- Teachers leaning in favor of reform
Teachers leaning in favor of reform
The Washington Post
By Jay Matthews
December 6, 2012
Teachers appear to be changing their minds about how they should be hired, assessed, paid and dismissed. This merits attention because we cannot have good schools if teachers are not happy with their compensation and working conditions.
Two new surveys show that teachers, particularly those new to the profession, are friendly to several proposed reforms. The American Federation of Teachers has even endorsed the equivalent of a lawyer’s bar exam for education school graduates.
It’s possible that nothing may come of this. A surge in non-teacher jobs for those with teacher skills or a sharp drop in teacher retirement benefits could leave school districts still scrounging for people with the skill and energy to raise student achievement. But teachers seem to be leaning toward new ways of supporting their work.

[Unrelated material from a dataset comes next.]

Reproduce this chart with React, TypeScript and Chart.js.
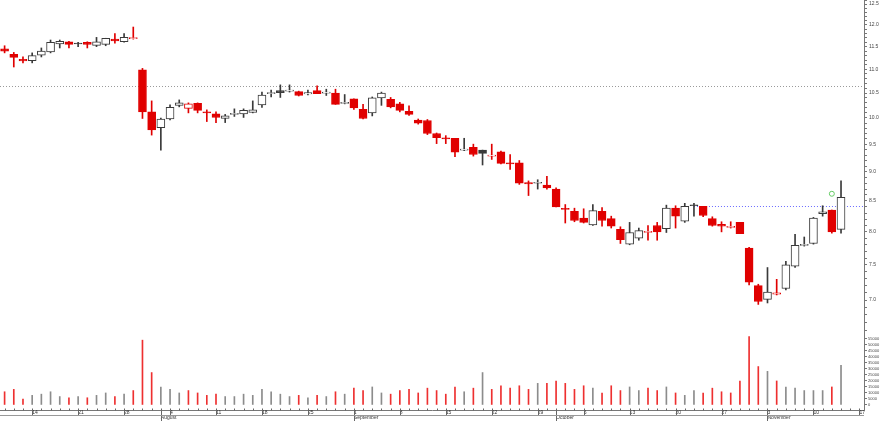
import React, { useEffect, useRef } from 'react';
import { Chart, registerables } from 'chart.js';

Chart.register(...registerables);

const DATES = [
  '2025-07-09','2025-07-10','2025-07-11','2025-07-14','2025-07-15','2025-07-16','2025-07-17','2025-07-18','2025-07-21','2025-07-22','2025-07-23','2025-07-24','2025-07-25','2025-07-28','2025-07-29','2025-07-30','2025-07-31',
  '2025-08-01','2025-08-04','2025-08-05','2025-08-06','2025-08-07','2025-08-08','2025-08-11','2025-08-12','2025-08-13','2025-08-14','2025-08-15','2025-08-18','2025-08-19','2025-08-20','2025-08-21','2025-08-22','2025-08-25','2025-08-26','2025-08-27','2025-08-28','2025-08-29',
  '2025-09-01','2025-09-02','2025-09-03','2025-09-04','2025-09-05','2025-09-08','2025-09-09','2025-09-10','2025-09-11','2025-09-12','2025-09-15','2025-09-16','2025-09-17','2025-09-18','2025-09-19','2025-09-22','2025-09-23','2025-09-24','2025-09-25','2025-09-26','2025-09-29','2025-09-30',
  '2025-10-01','2025-10-02','2025-10-03','2025-10-06','2025-10-07','2025-10-08','2025-10-09','2025-10-10','2025-10-13','2025-10-14','2025-10-15','2025-10-16','2025-10-17','2025-10-20','2025-10-21','2025-10-22','2025-10-23','2025-10-24','2025-10-27','2025-10-28','2025-10-29','2025-10-30','2025-10-31',
  '2025-11-03','2025-11-04','2025-11-05','2025-11-06','2025-11-07','2025-11-10','2025-11-11','2025-11-12','2025-11-13','2025-11-14','2025-11-17',
];

const OPEN = [
  11.45,11.33,11.22,11.19,11.31,11.38,11.56,11.61,11.58,11.60,11.53,11.55,11.67,11.61,11.68,10.99,10.12,
  9.81,9.98,10.25,10.19,10.29,10.11,10.08,9.99,10.07,10.08,10.11,10.26,10.49,10.55,10.54,10.53,10.48,10.55,10.50,10.50,10.29,
  10.38,10.17,10.10,10.40,10.37,10.28,10.13,9.96,9.95,9.70,9.61,9.61,9.39,9.44,9.39,9.28,9.36,9.16,9.16,8.81,8.80,8.77,
  8.70,8.37,8.33,8.22,8.11,8.33,8.21,8.04,7.81,7.90,7.99,8.10,8.05,8.38,8.17,8.43,8.41,8.21,8.12,8.07,8.15,7.75,7.20,
  7.01,7.08,7.16,7.48,7.79,7.82,8.29,8.35,8.04,
];
const HIGH = [
  11.52,11.37,11.27,11.36,11.47,11.65,11.65,11.62,11.60,11.61,11.71,11.69,11.80,11.80,11.95,11.02,10.34,
  10.00,10.26,10.36,10.30,10.30,10.16,10.12,10.07,10.18,10.18,10.34,10.52,10.56,10.67,10.67,10.54,10.56,10.65,10.58,10.58,10.47,
  10.38,10.27,10.42,10.52,10.41,10.31,10.24,9.98,9.97,9.71,9.66,9.61,9.61,9.50,9.39,9.50,9.37,9.31,9.20,8.84,8.86,8.92,
  8.72,8.44,8.38,8.37,8.44,8.39,8.25,8.08,8.15,8.06,8.10,8.15,8.43,8.42,8.46,8.46,8.41,8.24,8.16,8.16,8.15,7.76,7.22,
  7.46,7.29,7.55,7.96,7.92,8.23,8.42,8.35,8.84,
];
const LOW = [
  11.36,11.05,11.14,11.14,11.27,11.36,11.47,11.47,11.50,11.47,11.50,11.52,11.58,11.60,11.67,9.99,9.67,
  9.39,9.96,10.22,10.10,10.10,9.93,9.91,9.91,10.03,10.01,10.10,10.21,10.42,10.41,10.52,10.44,10.46,10.49,10.45,10.27,10.28,
  10.17,9.98,10.04,10.25,10.20,10.12,10.05,9.88,9.68,9.51,9.51,9.27,9.38,9.28,9.12,9.22,9.14,9.04,8.78,8.59,8.70,8.70,
  8.40,8.14,8.16,8.14,8.10,8.09,8.06,7.82,7.80,7.87,7.87,7.87,7.99,8.06,8.15,8.25,8.24,8.09,8.00,8.06,7.97,7.21,6.94,
  6.96,7.07,7.14,7.46,7.78,7.81,8.25,7.98,7.98,
];
const CLOSE = [
  11.40,11.26,11.18,11.30,11.40,11.60,11.62,11.55,11.56,11.55,11.61,11.69,11.63,11.71,11.70,10.12,9.77,
  9.98,10.21,10.30,10.28,10.15,10.10,10.01,10.04,10.09,10.15,10.16,10.46,10.51,10.51,10.55,10.45,10.51,10.49,10.51,10.27,10.30,
  10.20,9.99,10.40,10.50,10.22,10.15,10.07,9.90,9.70,9.62,9.60,9.35,9.41,9.31,9.33,9.30,9.15,9.14,8.80,8.79,8.81,8.72,
  8.40,8.36,8.18,8.15,8.34,8.18,8.09,7.88,7.99,8.02,8.01,8.00,8.38,8.25,8.41,8.42,8.26,8.10,8.09,8.08,7.97,7.25,6.98,
  7.11,7.10,7.50,7.79,7.80,8.22,8.32,8.00,8.56,
];
const VOLUME = [
  11000,13000,5000,8000,9000,11000,7000,6000,7000,6000,8000,10000,7000,9000,12000,54000,27000,
  15000,13000,10000,12000,10000,8000,9000,7000,7000,9000,8000,13000,11000,9000,7000,8000,6000,8000,7000,11000,9000,
  14000,12000,15000,10000,9000,12000,13000,10000,14000,12000,9000,15000,11000,14000,27000,13000,16000,14000,16000,13000,18000,18000,
  20000,18000,13000,16000,14000,10000,16000,12000,15000,12000,14000,12000,15000,10000,8000,12000,10000,14000,11000,10000,20000,57000,32000,
  28000,20000,15000,14000,12000,12000,12000,15000,33000,
];

const PRICE_LABELS = [7.0, 7.5, 8.0, 8.5, 9.0, 9.5, 10.0, 10.5, 11.0, 11.5, 12.0, 12.5];
const VOLUME_LABELS = [0, 5000, 10000, 15000, 20000, 25000, 30000, 35000, 40000, 45000, 50000, 55000];
const MONTH_NAMES = ['January','February','March','April','May','June','July','August','September','October','November','December'];

const REF_LEVEL = 10.64;
const RESIST_LEVEL = 8.42;
const RESIST_START = '2025-10-22';
const MARKER_DATE = '2025-11-12';
const MARKER_VALUE = 8.62;

const FONT = 'Liberation Sans';

export default function App() {
  const ref = useRef<HTMLCanvasElement>(null);

  useEffect(() => {
    document.body.style.margin = '0';
    const RED = '#e00000';
    const DARK = '#3a3a3a';
    const col = CLOSE.map((c, i) => (c < (i > 0 ? CLOSE[i - 1] : OPEN[i]) ? RED : DARK));
    const fill = CLOSE.map((c, i) => (c < OPEN[i] ? col[i] : '#ffffff'));
    const volCol = col.map((c) => (c === RED ? '#ee3030' : '#8c8c8c'));
    const markerIdx = DATES.indexOf(MARKER_DATE);
    const markerData = DATES.map((_, i) => (i === markerIdx ? MARKER_VALUE : null));
    const dayOf = (d: string) => new Date(d + 'T00:00:00Z');
    const isMonday = (i: number) => dayOf(DATES[i]).getUTCDay() === 1;
    const isMonthStart = (i: number) => i > 0 && DATES[i].slice(5, 7) !== DATES[i - 1].slice(5, 7);

    const priceMinor: number[] = [];
    for (let v = 66; v <= 126; v++) priceMinor.push(v / 10);

    const noPad = (s: any) => {
      s.paddingTop = 0;
      s.paddingBottom = 0;
      s.paddingLeft = 0;
      s.paddingRight = 0;
    };

    const deco = {
      id: 'deco',
      beforeDatasetsDraw(chart: any) {
        const { ctx, chartArea, scales } = chart;
        ctx.save();
        ctx.lineWidth = 1;
        const yRef = Math.round(scales.y.getPixelForValue(REF_LEVEL)) + 0.5;
        ctx.strokeStyle = '#9a9a9a';
        ctx.setLineDash([1, 2]);
        ctx.beginPath();
        ctx.moveTo(chartArea.left, yRef);
        ctx.lineTo(chartArea.right, yRef);
        ctx.stroke();
        const yRes = Math.round(scales.y.getPixelForValue(RESIST_LEVEL)) + 0.5;
        const xRes = scales.x.getPixelForValue(DATES.indexOf(RESIST_START));
        ctx.strokeStyle = '#6b6bff';
        ctx.setLineDash([1, 2]);
        ctx.beginPath();
        ctx.moveTo(xRes, yRes);
        ctx.lineTo(chartArea.right, yRes);
        ctx.stroke();
        ctx.restore();
      },
      afterDraw(chart: any) {
        const { ctx, chartArea, scales } = chart;
        const xs = scales.x;
        const b = Math.round(chartArea.bottom) + 0.5;
        ctx.save();
        ctx.lineWidth = 1;
        ctx.strokeStyle = '#666';
        for (let i = 0; i < DATES.length; i++) {
          const px = Math.round(xs.getPixelForValue(i)) + 0.5;
          ctx.beginPath();
          ctx.moveTo(px, b - 2);
          ctx.lineTo(px, b);
          if (isMonthStart(i)) {
            ctx.moveTo(px, b);
            ctx.lineTo(px, chart.height);
          } else if (isMonday(i)) {
            ctx.moveTo(px, b);
            ctx.lineTo(px, b + 5);
          }
          ctx.stroke();
        }
        ctx.beginPath();
        ctx.moveTo(chartArea.left, b + 5);
        ctx.lineTo(chartArea.right, b + 5);
        ctx.strokeStyle = '#999';
        ctx.stroke();
        ctx.restore();
      },
    };

    const chart = new Chart(ref.current as HTMLCanvasElement, {
      type: 'bar',
      data: {
        labels: DATES,
        datasets: [
          {
            type: 'line',
            data: markerData as any,
            xAxisID: 'x',
            yAxisID: 'y',
            showLine: false,
            pointRadius: 2.5,
            pointBorderWidth: 1,
            pointBorderColor: '#66cc66',
            pointBackgroundColor: 'rgba(255,255,255,0)',
            order: 0,
          } as any,
          {
            data: OPEN.map((o, i) => [o, CLOSE[i]]) as any,
            xAxisID: 'x',
            yAxisID: 'y',
            backgroundColor: fill,
            borderColor: col,
            borderWidth: 1,
            borderSkipped: false,
            barThickness: 8,
            minBarLength: 1,
            grouped: false,
            order: 1,
          },
          {
            data: LOW.map((l, i) => [l, HIGH[i]]) as any,
            xAxisID: 'x',
            yAxisID: 'y',
            backgroundColor: col,
            barThickness: 1,
            grouped: false,
            order: 2,
          },
          {
            data: VOLUME,
            xAxisID: 'x',
            yAxisID: 'yv',
            backgroundColor: volCol,
            barThickness: 1,
            grouped: false,
            order: 3,
          },
        ],
      },
      options: {
        responsive: false,
        animation: false,
        devicePixelRatio: 1,
        layout: { padding: 0, autoPadding: false },
        plugins: { legend: { display: false }, tooltip: { enabled: false } },
        scales: {
          x: {
            type: 'category',
            position: 'bottom',
            offset: true,
            grid: { display: true, drawOnChartArea: false, drawTicks: false, offset: false },
            border: { display: true, color: '#777' },
            ticks: {
              autoSkip: false,
              maxRotation: 0,
              minRotation: 0,
              align: 'start',
              padding: 0,
              color: '#333',
              font: { family: FONT, size: 5, lineHeight: 1 },
              callback: (_v: any, i: number) => (isMonday(i) ? String(parseInt(DATES[i].slice(8), 10)) : ''),
            },
            afterFit: (s: any) => { s.height = 5; noPad(s); },
          },
          x2: {
            type: 'category',
            position: 'bottom',
            offset: true,
            grid: { display: false, drawTicks: false },
            border: { display: false },
            ticks: {
              autoSkip: false,
              maxRotation: 0,
              minRotation: 0,
              align: 'start',
              padding: 0,
              color: '#333',
              font: { family: FONT, size: 5, lineHeight: 1 },
              callback: (_v: any, i: number) => (isMonthStart(i) ? MONTH_NAMES[parseInt(DATES[i].slice(5, 7), 10) - 1] : ''),
            },
            afterFit: (s: any) => { s.height = 6; noPad(s); },
          },
          y: {
            type: 'logarithmic',
            position: 'right',
            stack: 'right',
            stackWeight: 332,
            min: 6.575,
            max: 12.6,
            grid: { drawOnChartArea: false, drawTicks: true, tickLength: 3, color: '#777' },
            border: { display: true, color: '#777' },
            ticks: {
              autoSkip: false,
              padding: 2,
              color: '#444',
              font: { family: FONT, size: 5 },
              callback: (v: any) => {
                const n = Number(v);
                return PRICE_LABELS.some((p) => Math.abs(p - n) < 1e-6) ? n.toFixed(1) : '';
              },
            },
            afterBuildTicks: (s: any) => { s.ticks = priceMinor.map((v) => ({ value: v })); },
            afterFit: (s: any) => { s.width = 16; noPad(s); },
          },
          yv: {
            type: 'linear',
            position: 'right',
            stack: 'right',
            stackWeight: 78,
            min: -4200,
            max: 60800,
            grid: { drawOnChartArea: false, drawTicks: true, tickLength: 3, color: '#777' },
            border: { display: true, color: '#777' },
            ticks: {
              autoSkip: false,
              padding: 1,
              color: '#444',
              font: { family: FONT, size: 4 },
              callback: (v: any) => String(v),
            },
            afterBuildTicks: (s: any) => { s.ticks = VOLUME_LABELS.map((v) => ({ value: v })); },
            afterFit: (s: any) => { s.width = 16; noPad(s); },
          },
        } as any,
      },
      plugins: [deco],
    });
    return () => chart.destroy();
  }, []);

  return (
    <div style={{ width: 880, height: 421 }}>
      <canvas ref={ref} width={880} height={421} />
    </div>
  );
}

The education-policy group Teach Plus looked at teachers with 10 or fewer years of experience compared with those with 11 or more years. The think tank Education Sector compared teachers with fewer than five years experience with those with more than 20 years. Teach Plus used an online poll of 1,015 self-selected teachers, less reliable than the Education Sector’s random sample of 1,100 teachers.
Seventy-one percent of the less experienced Teach Plus group said student academic growth should be part of their evaluations, while just 41 percent of the more experienced group had that view. Both Education Sector groups were more supportive of test scores being used in assessments than I think they would have been a decade ago. Fifty-six percent of newer teachers and 50 percent of older ones in the Education Sector survey said it was an excellent or good idea to measure teacher effectiveness using student growth models.
Sixty percent of the newer Teach Plus survey teachers said they were interested in changing “compensation and tenure systems.” Just 20 percent of the older teachers had that view. The Education Sector survey teachers appeared more supportive of moving in that direction: Ninety-one percent of the newer teachers and 75 percent of the older ones supported unions taking a role in simplifying the process of removing ineffective teachers.
Liana Heitin’s Education Week story, where I first read of the surveys, notes that University of Pennsylvania scholar Richard M. Ingersoll expressed doubt that newer teachers’ interest in reform would last. Once they see new ideas wither and die, they will grow more skeptical, like their older colleagues, he said. But even older teachers seem interested in some of the suggested changes, the surveys show.
A remarkable sign of changing attitudes was a proposal by American Federation of Teachers President Randi Weingarten that was revealed by my colleague Lyndsey Layton. Weingarten, citing the work of a union task force, wants to have a challenging test of each teacher’s knowledge of their subject and of teaching, like a bar exam, at the end of education school. Weingarten called for a year in clinical practice as a student teacher before any new instructor gets her own class.
Weingarten also said education schools should not admit students with less than a B average in college courses, in tune with overseas success in making teaching more prestigious. Getting education schools to comply will be difficult, but the better ones might be inspired by her suggestion.
Some people who want schools to be better think teacher unions are standing in the way. I don’t. I have been writing for 30 years about great teachers with proven success at raising achievement. Not one has ever suggested that unions hindered their efforts.
But that is not the same as saying the unions have worked hard to make all teachers more successful in the classroom. They are doing that more now. Many of their members seem inclined to support it.